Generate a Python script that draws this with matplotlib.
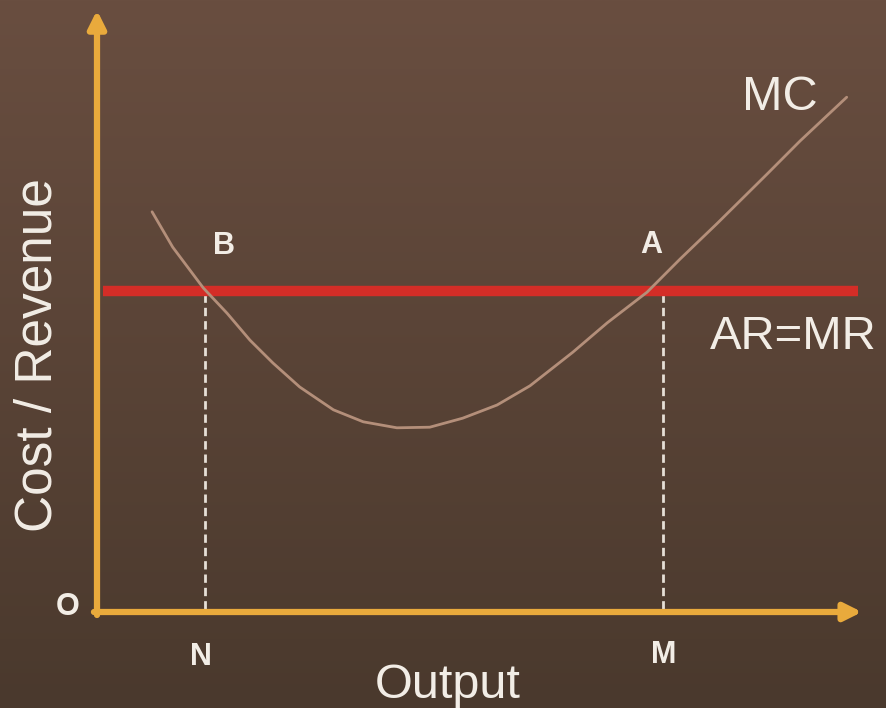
import matplotlib
matplotlib.use("Agg")
import matplotlib.pyplot as plt
import matplotlib.colors as mcolors
import numpy as np

# marginal cost curve, output vs cost
mc_q = [0.72, 0.99, 1.39, 1.70, 2.00, 2.30, 2.65, 3.09, 3.48, 3.92, 4.35, 4.78,
        5.23, 5.66, 6.22, 6.67, 7.19, 7.62, 8.11, 8.76, 9.19, 9.80]
mc_c = [6.67, 6.08, 5.40, 4.98, 4.53, 4.15, 3.75, 3.37, 3.17, 3.07, 3.08, 3.23,
        3.45, 3.77, 4.33, 4.82, 5.33, 5.88, 6.48, 7.30, 7.85, 8.58]

price = 5.35          # AR = MR
q_n = 1.41            # output at B
q_m = 7.40            # output at A
q_max = 10.0
c_max = 10.03

bg_top = (105/255, 78/255, 64/255)
bg_bottom = (74/255, 57/255, 45/255)
gold = "#e9aa3c"
red = "#d42d27"
mc_color = "#b48f7a"
text_color = "#f2ede6"
font = "Liberation Sans"

fig = plt.figure(figsize=(8.86, 7.08), dpi=100)

# brown gradient backdrop
bg = fig.add_axes([0, 0, 1, 1])
grad = np.linspace(0, 1, 256).reshape(-1, 1)
cmap = mcolors.LinearSegmentedColormap.from_list("bg", [bg_top, bg_bottom])
bg.imshow(grad, aspect="auto", cmap=cmap, extent=[0, 1, 0, 1], origin="upper")
bg.set_axis_off()

ax = fig.add_axes([0, 0, 1, 1])
ax.patch.set_alpha(0)
ax.set_xlim(-97/76.5, (886-97)/76.5)
ax.set_ylim(-96/60, (708-96)/60)
ax.set_axis_off()

# axes with arrow heads
arrow = dict(arrowstyle="-|>", lw=4.5, color=gold, mutation_scale=26, shrinkA=0, shrinkB=0)
ax.annotate("", xy=(0, c_max), xytext=(0, -0.05), arrowprops=arrow)
ax.annotate("", xy=(q_max, 0), xytext=(-0.04, 0), arrowprops=arrow)

# dashed drop lines to N and M
for q in (q_n, q_m):
    ax.plot([q, q], [0.05, price], color="#e6dfd6", lw=2, dashes=(3, 1.8), zorder=2)

# price line AR=MR
ax.plot([0.08, 9.95], [price, price], color=red, lw=7.5, solid_capstyle="butt", zorder=3)

# MC curve
ax.plot(mc_q, mc_c, color=mc_color, lw=2, solid_joinstyle="round",
        solid_capstyle="round", zorder=4)

ax.text(-0.77, 4.28, "Cost / Revenue", rotation=90, ha="center", va="center",
        fontsize=37, color=text_color, family=font)
ax.text(4.58, -1.23, "Output", ha="center", va="center", fontsize=35, color=text_color, family=font)
ax.text(8.93, 8.58, "MC", ha="center", va="center", fontsize=35, color=text_color, family=font)
ax.text(9.10, 4.58, "AR=MR", ha="center", va="center", fontsize=34, color=text_color, family=font)

for label, x, y in [("O", -0.38, 0.08), ("N", 1.36, -0.75), ("M", 7.41, -0.72),
                    ("B", 1.66, 6.10), ("A", 7.24, 6.12)]:
    ax.text(x, y, label, ha="center", va="center", fontsize=22, fontweight="bold",
            color=text_color, family=font)

fig.savefig("out.png", dpi=100)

· · · · · · ·

--- WHAT TO WORK ON ---
List every line above that contains the word "with".

--- OUTPUT FOR THIS TASK ---
Generate a Python script that draws this with matplotlib.
# axes with arrow heads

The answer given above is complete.